I like how Ben doesn't tell you his inspiration for this post was my minor meltdown last night, in which I howled my certainty that this was our life now, and that we would be frantically running errands, catching up housework, and collapsing late into bed with our Maslow's needs still unmet each night until we died of old age.  I don't know how I thought a five-person household with full-time working/studying parents would be run, but I do know that "down time" has begun to take on the shimmering, mythical form of Shangri-La.

No matter how often that inner logical voice reminds me to check my expectations, though, I can't seem to regulate them.  They build to Disney World fervor when anticipating a weekend trip, and plummet to phobia-strength panic when my boss calls me into his office.  It's a track record of being wrong that extends backwards for years, and if I could convert the doggedness of these mistaken expectations into personal fuel, I'd have published several novels and founded a couple charities by now.

Thankfully, by the time I'd met Ben, my expectations for a relationship were finally pretty healthy and realistic, but I attribute that to having survived post-divorce dating.  (Really, survived, as in, "made it out alive."  If you've had to venture back out into the dating world after a long-term relationship, you know what I mean.  Crazy abounds.)  But despite knowing what my marriage can and can't (or shouldn't) provide, I still lack the ability to level set my expectations on other topics.

For the past eighteen years, for instance, I've fantasized about my Great American Dream during a monotonous stream of driving to work, coming home from work, driving to work, coming home from work.
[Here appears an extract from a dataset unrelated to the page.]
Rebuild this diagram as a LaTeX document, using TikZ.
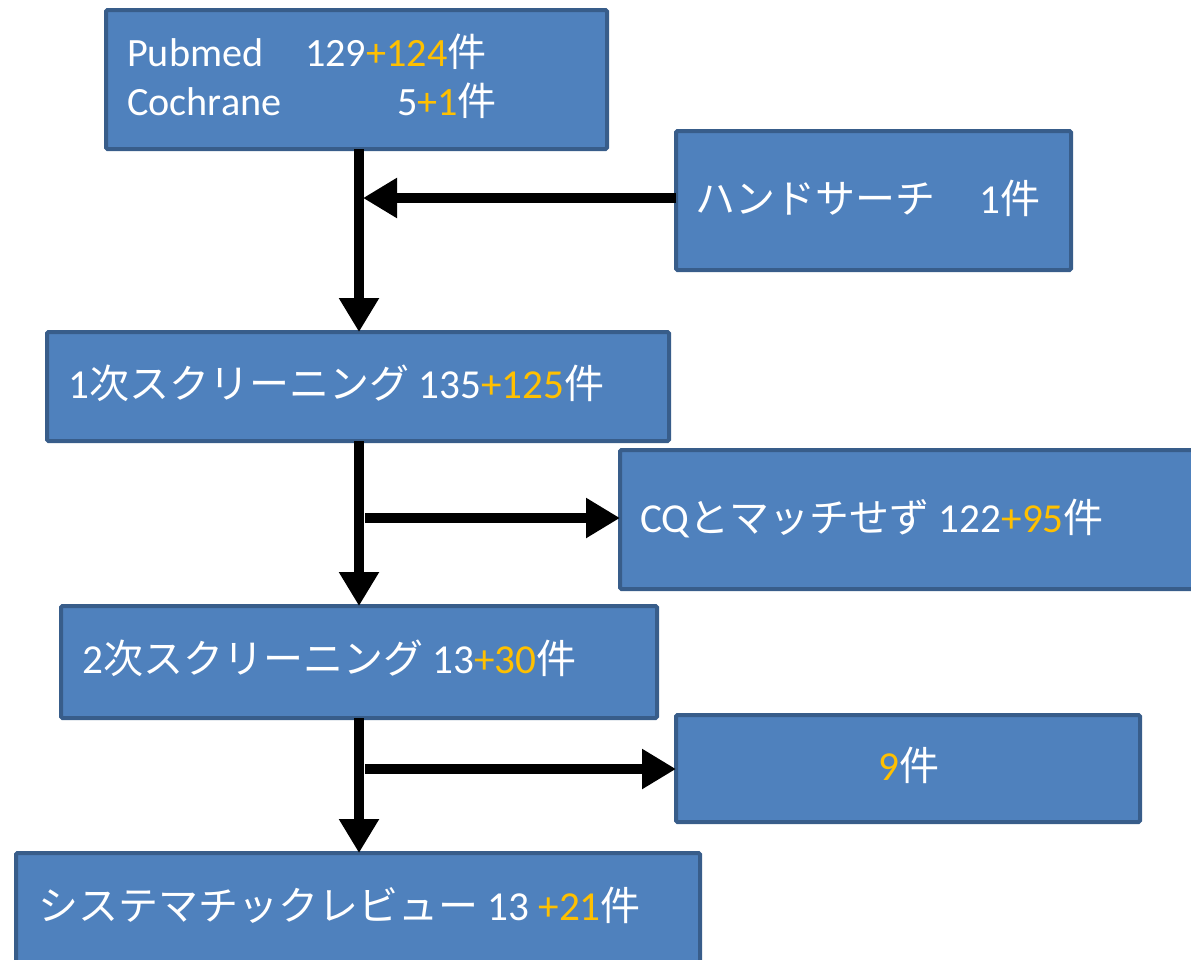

It's possible I'll wake up one day and grab the Now, in whatever form that takes, and it's also possible I'll retire without ever having taken a step toward my dreams.  Either way, it'd probably be a good idea to learn to be content in whatever state I find myself.

It's funny how things can pass you by while you're straining to see into the future, to see other things.  There were late nights, just a few months back, in which Ben and I scraped at whole rooms of wallpaper until our arms were jelly.  During those nights, all I could fix my thoughts on was our blissful future married life.  Now the future is here, and my thoughts return belatedly to the bliss right there in that kitchen full of wallpaper peels...to our laughter bouncing off long-quiet walls...to the companionable rhythm we fell into and were delighted to discover we had together.

Whether the future is as good as I hope or as bad as I fear, I hope my expectations never get so loud that I can't hear the magic happening now.